5 Totally Doable Spiritual Practices

How to add a dose of spirituality to your daily life

5doablespiritualpracticesHoliness … kind of an intimidating word, right? Did you know the Church teaches that we are all called to holiness? What does holiness mean, anyway? According to my oldest child (a very opinionated and precocious first grader who likes to give his expert opinion on everything), holiness is being best friends with God. How do we befriend God?

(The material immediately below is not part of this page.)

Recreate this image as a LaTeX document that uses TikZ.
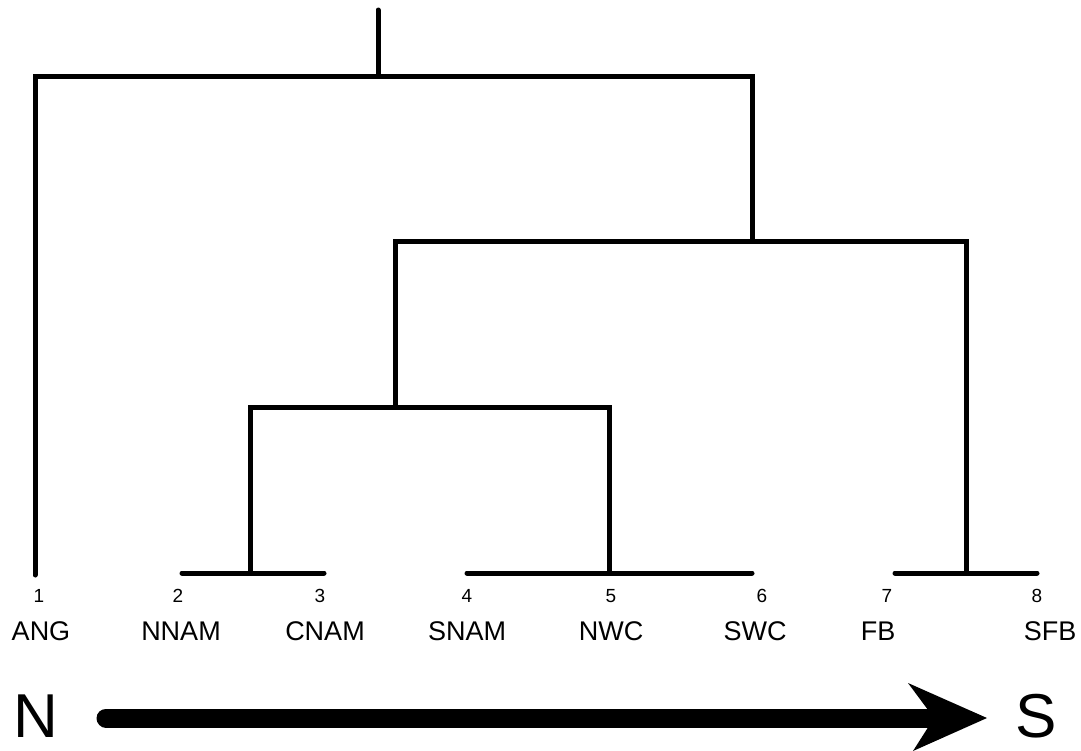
\documentclass[tikz,border=0pt]{standalone}
\usepackage{fontspec}
\setmainfont{Liberation Sans}
\begin{document}
\begin{tikzpicture}[x=1pt,y=-1pt,
  branch/.style={line width=5pt,line cap=round,line join=miter},
  num/.style={font=\fontsize{19}{19}\selectfont,inner sep=0pt},
  lab/.style={font=\fontsize{27}{27}\selectfont,inner sep=0pt},
  big/.style={font=\fontsize{62}{62}\selectfont,inner sep=0pt}]
\useasboundingbox (0,0) rectangle (1081,750);
% junction coordinates
\coordinate (top) at (378,10);
\coordinate (rA) at (378,76);
\coordinate (rL) at (35,76);
\coordinate (rR) at (752,76);
\coordinate (l1) at (35,575);
\coordinate (bA) at (752,241);
\coordinate (bL) at (395,241);
\coordinate (bR) at (966,241);
\coordinate (cA) at (395,407);
\coordinate (cL) at (250,407);
\coordinate (cR) at (609,407);
\coordinate (d23) at (250,573);
\coordinate (d456) at (609,573);
\coordinate (d78) at (966,573);
\coordinate (e2) at (182,573);
\coordinate (e3) at (324,573);
\coordinate (e4) at (467,573);
\coordinate (e6) at (752,573);
\coordinate (e7) at (895,573);
\coordinate (e8) at (1037,573);
% tree
\draw[branch] (top) -- (rA);
\draw[branch] (l1) -- (rL) -- (rR) -- (bA);
\draw[branch] (cA) -- (bL) -- (bR) -- (d78);
\draw[branch] (d23) -- (cL) -- (cR) -- (d456);
\draw[branch] (e2) -- (e3);
\draw[branch] (e4) -- (e6);
\draw[branch] (e7) -- (e8);
% numbers
\node[num] (n1) at (39,596) {1};
\node[num] (n2) at (178,596) {2};
\node[num] (n3) at (320,596) {3};
\node[num] (n4) at (467,596) {4};
\node[num] (n5) at (611,596) {5};
\node[num] (n6) at (762,596) {6};
\node[num] (n7) at (887,596) {7};
\node[num] (n8) at (1037,596) {8};
% labels
\node[lab] (a1) at (41,631) {ANG};
\node[lab] (a2) at (181,631) {NNAM};
\node[lab] (a3) at (325,631) {CNAM};
\node[lab] (a4) at (467,631) {SNAM};
\node[lab] (a5) at (611,631) {NWC};
\node[lab] (a6) at (755,631) {SWC};
\node[lab] (a7) at (878,631) {FB};
\node[lab] (a8) at (1050,631) {SFB};
% direction
\node[big] (N) at (36,716) {N};
\node[big] (S) at (1036,716) {S};
\coordinate (arrS) at (106,718);
\coordinate (arrE) at (930,718);
\draw[line width=19pt,line cap=round] (arrS) -- (arrE);
\fill (987,718) -- (908,683) -- (934,718) -- (913,751) -- cycle;
\end{tikzpicture}
\end{document}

Use these five unintimidating spiritual practices to get started:

  1. The Heart Diet

    No, it has nothing to do with cutting down on your cholesterol (she types as she devours her morning bagel smothered in cream cheese). This is thinking about how what we consume with our eyes and ears affects our spiritual well-being. Does the music blasting from your headphones on your morning commute lift up your heart and mind to God? Does the website you’re browsing encourage you to think charitably and respectfully about your fellow human beings? Does the TV show you’re watching before bed help you unwind, or does it wind up your appetite for stuff and scandal? Making a daily habit of asking ourselves these kinds of questions can help us maintain a healthy diet for our hearts and souls. St. Paul said it best: “Finally, brothers, whatever is true, whatever is honorable, whatever is just, whatever is pure, whatever is lovely, whatever is gracious, if there is any excellence and if there is anything worthy of praise, think about these things.” (Philippians 4:8)

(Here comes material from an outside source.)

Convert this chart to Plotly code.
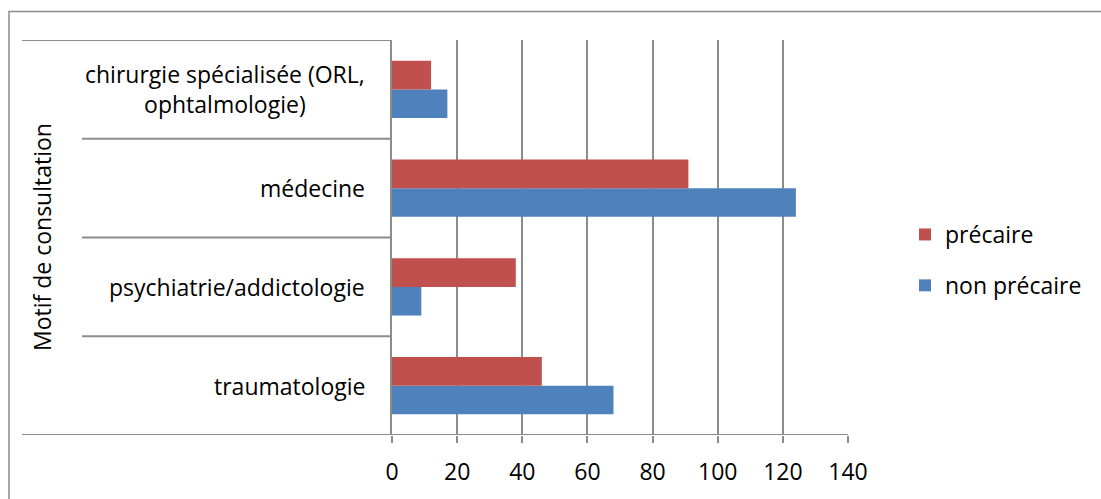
import plotly.graph_objects as go

categories = ["traumatologie", "psychiatrie/addictologie", "médecine",
              "chirurgie spécialisée (ORL, ophtalmologie)"]
category_labels = ["traumatologie", "psychiatrie/addictologie", "médecine",
                   "chirurgie spécialisée (ORL,<br>ophtalmologie)"]
precaire = [46, 38, 91, 12]
non_precaire = [68, 9, 124, 17]
x_ticks = [0, 20, 40, 60, 80, 100, 120, 140]

W, H = 1101, 499
L, R, T, B = 392, 253, 40, 58
PW = W - L - R
PH = H - T - B

def px_x(p):
    return (p - L) / PW

def px_y(p):
    return (H - B - p) / PH

FONT = "Open Sans"
FS = 23
GRAY = "#8c8c8c"

fig = go.Figure()
fig.add_trace(go.Bar(y=categories, x=non_precaire, orientation="h", name="non précaire",
                     marker=dict(color="#4F81BD", line=dict(width=0)), legendgroup="b",
                     legendrank=2))
fig.add_trace(go.Bar(y=categories, x=precaire, orientation="h", name="précaire",
                     marker=dict(color="#C0504D", line=dict(width=0)), legendgroup="a",
                     legendrank=1))

shapes = []
# outer border
shapes.append(dict(type="rect", xref="paper", yref="paper", x0=px_x(9), x1=px_x(1110),
                   y0=px_y(510), y1=px_y(11), line=dict(color=GRAY, width=1.5),
                   fillcolor="rgba(0,0,0,0)", layer="below"))
# category divider lines
edges = [-0.5, 0.5, 1.5, 2.5, 3.5]
for e in edges:
    start = 22 if e in (-0.5, 3.5) else 82
    end = 848 if e == -0.5 else 392
    shapes.append(dict(type="line", xref="paper", yref="y", x0=px_x(start), x1=px_x(end),
                       y0=e, y1=e, line=dict(color=GRAY, width=2)))

annotations = []
for cat, lab in zip(categories, category_labels):
    annotations.append(dict(xref="paper", yref="y", x=px_x(367), y=cat, text=lab,
                            xanchor="right", yanchor="middle", align="center",
                            showarrow=False, font=dict(family=FONT, size=FS, color="#000")))
annotations.append(dict(xref="paper", yref="paper", x=px_x(42), y=px_y(240),
                        text="Motif de consultation", textangle=-90, showarrow=False,
                        xanchor="center", yanchor="middle",
                        font=dict(family=FONT, size=FS, color="#000")))

fig.update_layout(
    width=W, height=H,
    margin=dict(l=L, r=R, t=T, b=B, pad=0),
    paper_bgcolor="white", plot_bgcolor="white",
    barmode="group", bargap=0.42, bargroupgap=0,
    font=dict(family=FONT, size=FS, color="#000"),
    shapes=shapes, annotations=annotations,
    legend=dict(xref="container", yref="container", x=905 / W, y=1 - 260 / H,
                xanchor="left", yanchor="middle", traceorder="grouped",
                tracegroupgap=18, font=dict(family=FONT, size=FS, color="#000"),
                bgcolor="rgba(0,0,0,0)"),
    xaxis=dict(range=[0, 140], tickvals=x_ticks, ticktext=[str(v) for v in x_ticks],
               showgrid=True, gridcolor=GRAY, gridwidth=2, zeroline=False,
               showline=False, ticks="outside", ticklen=7, tickwidth=2, tickcolor=GRAY,
               ticklabelstandoff=9, tickfont=dict(family=FONT, size=FS, color="#000")),
    yaxis=dict(range=[-0.5, 3.5], showticklabels=False, showgrid=False, zeroline=False,
               showline=True, linecolor=GRAY, linewidth=2, ticks=""),
    showlegend=True,
)

fig.write_html("out.html", config={"displayModeBar": False},
               post_script="document.body.style.margin='0';")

  2. Heed the Siren’s Call

    We’ve developed a little practice at our house of stopping whatever we’re doing when we hear a siren to say a “Hail Mary” for those in trouble and those speeding to their aid. Taking a minute to stop our day to pray for someone in crisis reminds us to let the needs of others penetrate our hearts. St. Vincent de Paul describes it this way: “We should strive to keep our hearts open to the sufferings and wretchedness of other people, and pray continually that God may grant us that spirit of compassion which is truly the spirit of God.”

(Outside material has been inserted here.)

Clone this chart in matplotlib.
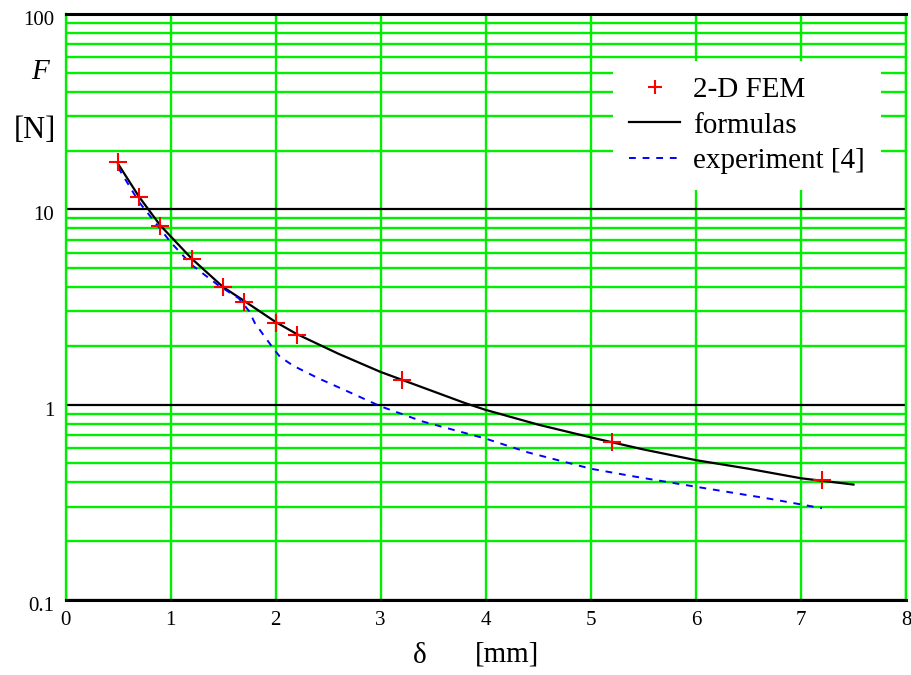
import matplotlib
matplotlib.use("Agg")
import matplotlib.pyplot as plt
import matplotlib.transforms as mtransforms
import numpy as np

# FEM data
fem_x = [0.5, 0.7, 0.9, 1.2, 1.5, 1.7, 2.0, 2.2, 3.2, 5.2, 7.2]
fem_F = [17.4, 11.5, 8.2, 5.55, 4.0, 3.36, 2.63, 2.27, 1.34, 0.643, 0.41]

# formulas curve
form_x = [0.5, 0.7, 0.9, 1.2, 1.5, 1.7, 2.0, 2.2, 2.6, 3.0, 3.5, 3.8, 4.0, 4.5,
          5.0, 5.5, 6.0, 6.5, 7.0, 7.5]
form_F = [17.1, 11.6, 8.3, 5.6, 4.0, 3.4, 2.65, 2.3, 1.82, 1.47, 1.17, 1.02, 0.94,
          0.79, 0.68, 0.59, 0.52, 0.47, 0.42, 0.39]

# experiment curve
exp_x = [0.5, 0.7, 1.0, 1.2, 1.45, 1.65, 1.75, 1.8, 1.88, 1.96, 2.04, 2.17, 2.4,
         2.7, 3.0, 3.4, 4.0, 4.4, 5.0, 5.4, 6.0, 6.7, 7.2]
exp_F = [16.4, 10.9, 6.8, 5.2, 4.1, 3.5, 3.0, 2.63, 2.29, 2.0, 1.76, 1.58, 1.37,
         1.16, 0.98, 0.82, 0.67, 0.57, 0.47, 0.43, 0.38, 0.33, 0.295]

x_ticks = [0, 1, 2, 3, 4, 5, 6, 7, 8]
y_ticks = [0.1, 1, 10, 100]
y_tick_labels = ["0.1", "1", "10", "100"]

plt.rcParams['font.family'] = ['Liberation Serif', 'DejaVu Serif']

fig = plt.figure(figsize=(9.12, 6.75), dpi=100)
W, H = 912, 675
L, R, T, B = 65.5, 906, 14, 600
ax = fig.add_axes([L / W, 1 - B / H, (R - L) / W, (B - T) / H])

ax.set_xlim(0, 8)
ax.set_yscale('log')
ax.set_ylim(0.1, 100)

green = '#00ee00'
# grid lines
for xv in x_ticks:
    ax.axvline(xv, color=green, lw=1.7, zorder=1)
for dec in [0.1, 1, 10]:
    for m in range(2, 10):
        ax.axhline(dec * m, color=green, lw=1.7, zorder=1)
for dv in y_ticks:
    ax.axhline(dv, color='black', lw=1.6, zorder=2)

for s in ['left', 'right']:
    ax.spines[s].set_color(green)
    ax.spines[s].set_linewidth(1.7)
for s in ['top', 'bottom']:
    ax.spines[s].set_color('black')
    ax.spines[s].set_linewidth(2.2)

ax.plot(form_x, form_F, color='black', lw=1.6, zorder=4, label='formulas')
ax.plot(exp_x, exp_F, color='#0000ff', lw=1.4, ls=(0, (3.5, 3.5)), zorder=4,
        label='experiment [4]')
ax.plot(fem_x, fem_F, ls='none', marker='+', ms=13, mew=1.5, color='red',
        zorder=5, label='2-D FEM')

ax.set_xticks(x_ticks)
ax.set_xticklabels([str(v) for v in x_ticks])
ax.set_yticks(y_ticks)
ax.set_yticklabels(y_tick_labels)
ax.yaxis.set_minor_locator(matplotlib.ticker.NullLocator())
ax.tick_params(axis='both', length=0, labelsize=15)
ax.tick_params(axis='x', pad=8)
ax.tick_params(axis='y', pad=8)
shift = mtransforms.ScaledTranslation(0, -4 / 100, fig.dpi_scale_trans)
for lab in ax.get_yticklabels():
    lab.set_transform(lab.get_transform() + shift)

handles, labels = ax.get_legend_handles_labels()
order = [2, 0, 1]
leg = ax.legend([handles[i] for i in order], [labels[i] for i in order],
                loc='upper left',
                bbox_to_anchor=((613 - L) / (R - L), 1 - (61 - T) / (B - T)),
                borderaxespad=0,
                frameon=True, fancybox=False, framealpha=1, facecolor='white',
                edgecolor='white', fontsize=21, handlelength=1.75,
                handletextpad=0.45, labelspacing=0.3, borderpad=0.55)
leg.get_frame().set_linewidth(0)
leg.set_zorder(3)
for h in leg.legend_handles:
    if h.get_marker() == '+':
        h.set_markersize(10)

fig.text(40 / W, 1 - 72 / H, 'F', fontsize=21, style='italic', ha='center', va='center')
fig.text(35 / W, 1 - 130 / H, '[N]', fontsize=22, ha='center', va='center')
fig.text(420 / W, 1 - 656 / H, 'δ', fontsize=21, ha='center', va='center')
fig.text(507 / W, 1 - 655 / H, '[mm]', fontsize=21, ha='center', va='center')

fig.savefig('out.png', dpi=100)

  3. Come, Let Us Adore Him

    Pope Benedict XVI said, “In a world where there is so much noise, so much bewilderment, there is a need for silent adoration of Jesus concealed in the Host.” Have you ever been to Adoration? Adoration is when we spend quiet time in prayer before the Blessed Sacrament. Try making it to Adoration once a month. Here’s some great inspiration from one of my favorite saints, St. Thérèse the Little Flower, to help you get there: “Do you realize that Jesus is there in the tabernacle expressly for you — for you alone? He burns with the desire to come into your heart … don’t listen to the demon, laugh at him, and go without fear to receive the Jesus of peace and love.”

  4. Up the Ante

    Make a spiritual practice to not give people what they deserve. Bear with me here. You know that snarky e-mail you got? The one to which an equally snarky reply would be totally justified? Well, what about replying to it with kindness? Remember that person who said that awful thing about you to your colleagues or friends? What if, instead of blasting them for being a gossip (and other less polite words), you made a point of saying something charitable (and true!) about them to others? The point is: make a daily practice of giving better than you get. It’s about cultivating mercy and forgiveness in your heart. Every time you’re presented with the opportunity to show love and mercy in the face of nastiness and gall, remember the love and mercy that are yours from Christ. As St. Peter put it: “Do not return evil for evil, or insult for insult; but, on the contrary, a blessing, because to this you were called, that you might inherit a blessing.” (1 Peter 3:9)

  5. Pray the Rosary

    I know daily rosary can seem daunting, but give it an honest try! There’s nothing like the rosary to draw our minds to the truth of the faith, to draw our hearts to Our Blessed Mother, and to draw our souls closer to God. Hard to find time in your day? Here’s some holy advice from St. Josemaría Escrivá: “You always leave the Rosary for later, and you end up not saying it at all because you are sleepy. If there is no other time, say it in the street without letting anybody notice it. It will, moreover, help you to have presence of God.”